Below is a listing to transcribe in full and exactly; keep the pictures out.
====
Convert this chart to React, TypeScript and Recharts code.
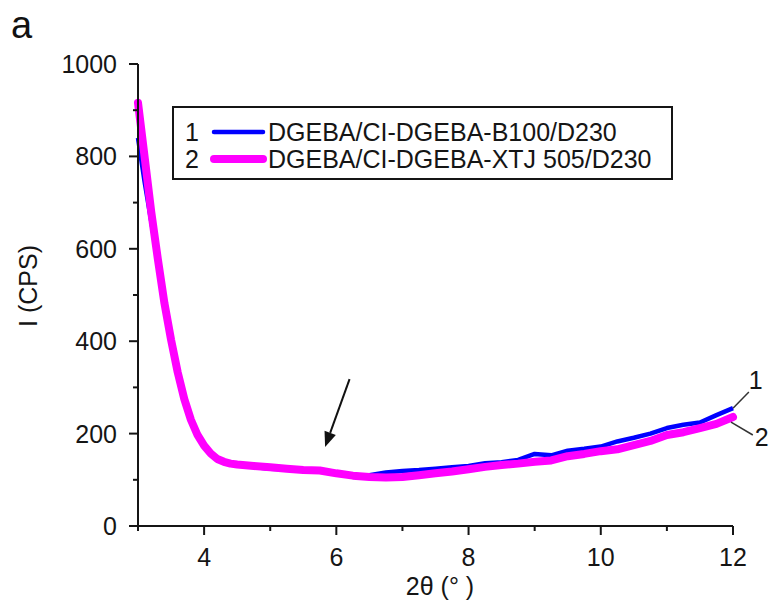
import React from "react";
import {
  LineChart,
  Line,
  XAxis,
  YAxis,
  ReferenceLine,
  Legend,
} from "recharts";

// 2θ grid
const twoTheta = [
  3.0, 3.1, 3.2, 3.3, 3.4, 3.5, 3.6, 3.7, 3.8, 3.9, 4.0, 4.1, 4.2, 4.3, 4.4,
  4.5, 4.75, 5.0, 5.25, 5.5, 5.75, 6.0, 6.25, 6.5, 6.75, 7.0, 7.25, 7.5, 7.75,
  8.0, 8.25, 8.5, 8.75, 9.0, 9.25, 9.5, 9.75, 10.0, 10.25, 10.5, 10.75, 11.0,
  11.25, 11.5, 11.75, 12.0,
];

// 1: DGEBA/CI-DGEBA-B100/D230
const seriesB100 = [
  840, 745, 660, 572, 480, 402, 333, 274, 229, 196, 173, 156, 144, 138, 134,
  132, 128, 124, 123, 121, 119, 113, 110, 110, 116, 119, 121, 124, 127, 130,
  136, 138, 143, 156, 153, 163, 167, 172, 183, 191, 200, 212, 219, 224, 240,
  255,
];

// 2: DGEBA/CI-DGEBA-XTJ 505/D230
const seriesXTJ = [
  916, 799, 680, 578, 482, 403, 333, 275, 230, 197, 174, 157, 145, 139, 135,
  133, 130, 127, 124, 121, 120, 114, 109, 106, 105, 106, 110, 114, 118, 123,
  128, 132, 135, 139, 142, 151, 156, 162, 166, 175, 184, 197, 203, 212, 221,
  236,
];

const xTicks = [3, 4, 5, 6, 7, 8, 9, 10, 11, 12];
const xLabelled = [4, 6, 8, 10, 12];
const yTicks = [0, 100, 200, 300, 400, 500, 600, 700, 800, 900, 1000];
const yLabelled = [0, 200, 400, 600, 800, 1000];

const legendItems = [
  { no: "1", name: "DGEBA/CI-DGEBA-B100/D230", color: "#0000ff", width: 4.5 },
  { no: "2", name: "DGEBA/CI-DGEBA-XTJ 505/D230", color: "#ff00ff", width: 8 },
];

const data = twoTheta.map((x, i) => ({
  x,
  b100: seriesB100[i],
  xtj: seriesXTJ[i],
}));

const FONT = "'Liberation Sans', Arial, sans-serif";
const INK = "#151515";

const XTick = (props: any) => {
  const { x, y, payload } = props;
  const major = xLabelled.includes(payload.value);
  return (
    <g>
      <line x1={x} y1={y} x2={x} y2={y + (major ? 9 : 5)} stroke={INK} strokeWidth={2} />
      {major && (
        <text x={x} y={y + 40} textAnchor="middle" fontSize={25} fontFamily={FONT} fill={INK}>
          {payload.value}
        </text>
      )}
    </g>
  );
};

const YTick = (props: any) => {
  const { x, y, payload } = props;
  const major = yLabelled.includes(payload.value);
  return (
    <g>
      <line x1={x} y1={y} x2={x - (major ? 9 : 5)} y2={y} stroke={INK} strokeWidth={2} />
      {major && (
        <text x={x - 21} y={y + 9} textAnchor="end" fontSize={25} fontFamily={FONT} fill={INK}>
          {payload.value}
        </text>
      )}
    </g>
  );
};

// arrow pointing at the weak hump
const arrowShape = (p: any) => {
  const { x1, y1, x2, y2 } = p;
  const dx = x2 - x1;
  const dy = y2 - y1;
  const len = Math.sqrt(dx * dx + dy * dy);
  const ux = dx / len;
  const uy = dy / len;
  const bx = x2 - ux * 15;
  const by = y2 - uy * 15;
  return (
    <g>
      <line x1={x1} y1={y1} x2={bx} y2={by} stroke="#111" strokeWidth={2} />
      <polygon
        points={`${x2},${y2} ${bx - uy * 6},${by + ux * 6} ${bx + uy * 6},${by - ux * 6}`}
        fill="#111"
      />
    </g>
  );
};

const leader = (label: string, tx: number, ty: number) => (p: any) => {
  const { x1, y1, x2, y2 } = p;
  return (
    <g>
      <line x1={x1} y1={y1} x2={x2} y2={y2} stroke="#333" strokeWidth={1.5} />
      <text x={x2 + tx} y={y2 + ty} fontSize={25} fontFamily={FONT} fill={INK}>
        {label}
      </text>
    </g>
  );
};

const renderLegend = () => (
  <div
    style={{
      boxSizing: "border-box",
      width: 501,
      height: 74,
      border: `2px solid ${INK}`,
      background: "#fff",
      position: "relative",
      fontFamily: FONT,
      fontSize: 25,
      color: INK,
    }}
  >
    {legendItems.map((it, i) => (
      <div
        key={it.no}
        style={{
          position: "absolute",
          left: 11,
          top: 10 + i * 27,
          height: 28,
          lineHeight: "28px",
          display: "flex",
          alignItems: "center",
          whiteSpace: "nowrap",
        }}
      >
        <span style={{ width: 25 }}>{it.no}</span>
        <svg width={57} height={12}>
          <line
            x1={4}
            y1={6}
            x2={53}
            y2={6}
            stroke={it.color}
            strokeWidth={it.width}
            strokeLinecap="round"
          />
        </svg>
        <span style={{ marginLeft: 1 }}>{it.name}</span>
      </div>
    ))}
  </div>
);

export default function App() {
  return (
    <div style={{ position: "absolute", left: 0, top: 0, width: 772, height: 603, background: "#fff" }}>
      <div
        style={{
          position: "absolute",
          left: 11,
          top: 6,
          fontFamily: FONT,
          fontSize: 38,
          lineHeight: "38px",
          color: "#111",
        }}
      >
        a
      </div>
      <LineChart
        width={772}
        height={603}
        data={data}
        margin={{ top: 64, right: 39, bottom: 0, left: 0 }}
      >
        <XAxis
          dataKey="x"
          type="number"
          domain={[3, 12]}
          ticks={xTicks}
          interval={0}
          height={77}
          tickSize={0}
          tickMargin={0}
          tickLine={false}
          axisLine={{ stroke: INK, strokeWidth: 2 }}
          tick={<XTick />}
          label={{
            content: () => (
              <text x={440} y={595} textAnchor="middle" fontSize={25} fontFamily={FONT} fill={INK}>
                2θ (° )
              </text>
            ),
          }}
        />
        <YAxis
          type="number"
          domain={[0, 1000]}
          ticks={yTicks}
          interval={0}
          width={138}
          tickSize={0}
          tickMargin={0}
          tickLine={false}
          axisLine={{ stroke: INK, strokeWidth: 2 }}
          tick={<YTick />}
          label={{
            content: () => (
              <text
                transform="translate(37, 286) rotate(-90)"
                textAnchor="middle"
                fontSize={25}
                fontFamily={FONT}
                fill={INK}
              >
                I (CPS)
              </text>
            ),
          }}
        />
        <Legend
          layout="vertical"
          align="center"
          verticalAlign="middle"
          content={renderLegend}
          wrapperStyle={{ left: 172, top: 106, width: 501 }}
        />
        <Line
          dataKey="b100"
          type="linear"
          stroke="#0000ff"
          strokeWidth={4.5}
          strokeLinejoin="round"
          dot={false}
          isAnimationActive={false}
        />
        <Line
          dataKey="xtj"
          type="linear"
          stroke="#ff00ff"
          strokeWidth={8}
          strokeLinejoin="round"
          strokeLinecap="round"
          dot={false}
          isAnimationActive={false}
        />
        <ReferenceLine
          segment={[
            { x: 6.2, y: 318 },
            { x: 5.83, y: 171 },
          ]}
          ifOverflow="visible"
          shape={arrowShape}
        />
        <ReferenceLine
          segment={[
            { x: 12.0, y: 255 },
            { x: 12.24, y: 290 },
          ]}
          ifOverflow="visible"
          shape={leader("1", 0, -3)}
        />
        <ReferenceLine
          segment={[
            { x: 11.97, y: 225 },
            { x: 12.3, y: 197 },
          ]}
          ifOverflow="visible"
          shape={leader("2", 2, 11)}
        />
      </LineChart>
    </div>
  );
}
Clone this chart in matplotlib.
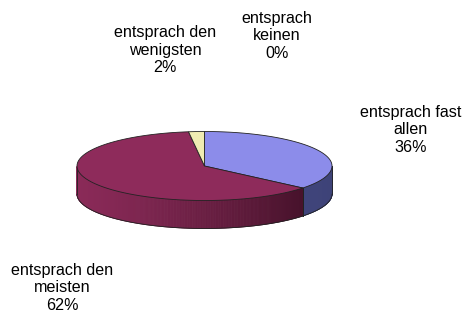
====
#### Solution to this problem
Convert this chart to React, TypeScript and Recharts code.
import React from "react";
import {
  LineChart,
  Line,
  XAxis,
  YAxis,
  ReferenceLine,
  Legend,
} from "recharts";

// 2θ grid
const twoTheta = [
  3.0, 3.1, 3.2, 3.3, 3.4, 3.5, 3.6, 3.7, 3.8, 3.9, 4.0, 4.1, 4.2, 4.3, 4.4,
  4.5, 4.75, 5.0, 5.25, 5.5, 5.75, 6.0, 6.25, 6.5, 6.75, 7.0, 7.25, 7.5, 7.75,
  8.0, 8.25, 8.5, 8.75, 9.0, 9.25, 9.5, 9.75, 10.0, 10.25, 10.5, 10.75, 11.0,
  11.25, 11.5, 11.75, 12.0,
];

// 1: DGEBA/CI-DGEBA-B100/D230
const seriesB100 = [
  840, 745, 660, 572, 480, 402, 333, 274, 229, 196, 173, 156, 144, 138, 134,
  132, 128, 124, 123, 121, 119, 113, 110, 110, 116, 119, 121, 124, 127, 130,
  136, 138, 143, 156, 153, 163, 167, 172, 183, 191, 200, 212, 219, 224, 240,
  255,
];

// 2: DGEBA/CI-DGEBA-XTJ 505/D230
const seriesXTJ = [
  916, 799, 680, 578, 482, 403, 333, 275, 230, 197, 174, 157, 145, 139, 135,
  133, 130, 127, 124, 121, 120, 114, 109, 106, 105, 106, 110, 114, 118, 123,
  128, 132, 135, 139, 142, 151, 156, 162, 166, 175, 184, 197, 203, 212, 221,
  236,
];

const xTicks = [3, 4, 5, 6, 7, 8, 9, 10, 11, 12];
const xLabelled = [4, 6, 8, 10, 12];
const yTicks = [0, 100, 200, 300, 400, 500, 600, 700, 800, 900, 1000];
const yLabelled = [0, 200, 400, 600, 800, 1000];

const legendItems = [
  { no: "1", name: "DGEBA/CI-DGEBA-B100/D230", color: "#0000ff", width: 4.5 },
  { no: "2", name: "DGEBA/CI-DGEBA-XTJ 505/D230", color: "#ff00ff", width: 8 },
];

const data = twoTheta.map((x, i) => ({
  x,
  b100: seriesB100[i],
  xtj: seriesXTJ[i],
}));

const FONT = "'Liberation Sans', Arial, sans-serif";
const INK = "#151515";

const XTick = (props: any) => {
  const { x, y, payload } = props;
  const major = xLabelled.includes(payload.value);
  return (
    <g>
      <line x1={x} y1={y} x2={x} y2={y + (major ? 9 : 5)} stroke={INK} strokeWidth={2} />
      {major && (
        <text x={x} y={y + 40} textAnchor="middle" fontSize={25} fontFamily={FONT} fill={INK}>
          {payload.value}
        </text>
      )}
    </g>
  );
};

const YTick = (props: any) => {
  const { x, y, payload } = props;
  const major = yLabelled.includes(payload.value);
  return (
    <g>
      <line x1={x} y1={y} x2={x - (major ? 9 : 5)} y2={y} stroke={INK} strokeWidth={2} />
      {major && (
        <text x={x - 21} y={y + 9} textAnchor="end" fontSize={25} fontFamily={FONT} fill={INK}>
          {payload.value}
        </text>
      )}
    </g>
  );
};

// arrow pointing at the weak hump
const arrowShape = (p: any) => {
  const { x1, y1, x2, y2 } = p;
  const dx = x2 - x1;
  const dy = y2 - y1;
  const len = Math.sqrt(dx * dx + dy * dy);
  const ux = dx / len;
  const uy = dy / len;
  const bx = x2 - ux * 15;
  const by = y2 - uy * 15;
  return (
    <g>
      <line x1={x1} y1={y1} x2={bx} y2={by} stroke="#111" strokeWidth={2} />
      <polygon
        points={`${x2},${y2} ${bx - uy * 6},${by + ux * 6} ${bx + uy * 6},${by - ux * 6}`}
        fill="#111"
      />
    </g>
  );
};

const leader = (label: string, tx: number, ty: number) => (p: any) => {
  const { x1, y1, x2, y2 } = p;
  return (
    <g>
      <line x1={x1} y1={y1} x2={x2} y2={y2} stroke="#333" strokeWidth={1.5} />
      <text x={x2 + tx} y={y2 + ty} fontSize={25} fontFamily={FONT} fill={INK}>
        {label}
      </text>
    </g>
  );
};

const renderLegend = () => (
  <div
    style={{
      boxSizing: "border-box",
      width: 501,
      height: 74,
      border: `2px solid ${INK}`,
      background: "#fff",
      position: "relative",
      fontFamily: FONT,
      fontSize: 25,
      color: INK,
    }}
  >
    {legendItems.map((it, i) => (
      <div
        key={it.no}
        style={{
          position: "absolute",
          left: 11,
          top: 10 + i * 27,
          height: 28,
          lineHeight: "28px",
          display: "flex",
          alignItems: "center",
          whiteSpace: "nowrap",
        }}
      >
        <span style={{ width: 25 }}>{it.no}</span>
        <svg width={57} height={12}>
          <line
            x1={4}
            y1={6}
            x2={53}
            y2={6}
            stroke={it.color}
            strokeWidth={it.width}
            strokeLinecap="round"
          />
        </svg>
        <span style={{ marginLeft: 1 }}>{it.name}</span>
      </div>
    ))}
  </div>
);

export default function App() {
  return (
    <div style={{ position: "absolute", left: 0, top: 0, width: 772, height: 603, background: "#fff" }}>
      <div
        style={{
          position: "absolute",
          left: 11,
          top: 6,
          fontFamily: FONT,
          fontSize: 38,
          lineHeight: "38px",
          color: "#111",
        }}
      >
        a
      </div>
      <LineChart
        width={772}
        height={603}
        data={data}
        margin={{ top: 64, right: 39, bottom: 0, left: 0 }}
      >
        <XAxis
          dataKey="x"
          type="number"
          domain={[3, 12]}
          ticks={xTicks}
          interval={0}
          height={77}
          tickSize={0}
          tickMargin={0}
          tickLine={false}
          axisLine={{ stroke: INK, strokeWidth: 2 }}
          tick={<XTick />}
          label={{
            content: () => (
              <text x={440} y={595} textAnchor="middle" fontSize={25} fontFamily={FONT} fill={INK}>
                2θ (° )
              </text>
            ),
          }}
        />
        <YAxis
          type="number"
          domain={[0, 1000]}
          ticks={yTicks}
          interval={0}
          width={138}
          tickSize={0}
          tickMargin={0}
          tickLine={false}
          axisLine={{ stroke: INK, strokeWidth: 2 }}
          tick={<YTick />}
          label={{
            content: () => (
              <text
                transform="translate(37, 286) rotate(-90)"
                textAnchor="middle"
                fontSize={25}
                fontFamily={FONT}
                fill={INK}
              >
                I (CPS)
              </text>
            ),
          }}
        />
        <Legend
          layout="vertical"
          align="center"
          verticalAlign="middle"
          content={renderLegend}
          wrapperStyle={{ left: 172, top: 106, width: 501 }}
        />
        <Line
          dataKey="b100"
          type="linear"
          stroke="#0000ff"
          strokeWidth={4.5}
          strokeLinejoin="round"
          dot={false}
          isAnimationActive={false}
        />
        <Line
          dataKey="xtj"
          type="linear"
          stroke="#ff00ff"
          strokeWidth={8}
          strokeLinejoin="round"
          strokeLinecap="round"
          dot={false}
          isAnimationActive={false}
        />
        <ReferenceLine
          segment={[
            { x: 6.2, y: 318 },
            { x: 5.83, y: 171 },
          ]}
          ifOverflow="visible"
          shape={arrowShape}
        />
        <ReferenceLine
          segment={[
            { x: 12.0, y: 255 },
            { x: 12.24, y: 290 },
          ]}
          ifOverflow="visible"
          shape={leader("1", 0, -3)}
        />
        <ReferenceLine
          segment={[
            { x: 11.97, y: 225 },
            { x: 12.3, y: 197 },
          ]}
          ifOverflow="visible"
          shape={leader("2", 2, 11)}
        />
      </LineChart>
    </div>
  );
}
Clone this chart in matplotlib.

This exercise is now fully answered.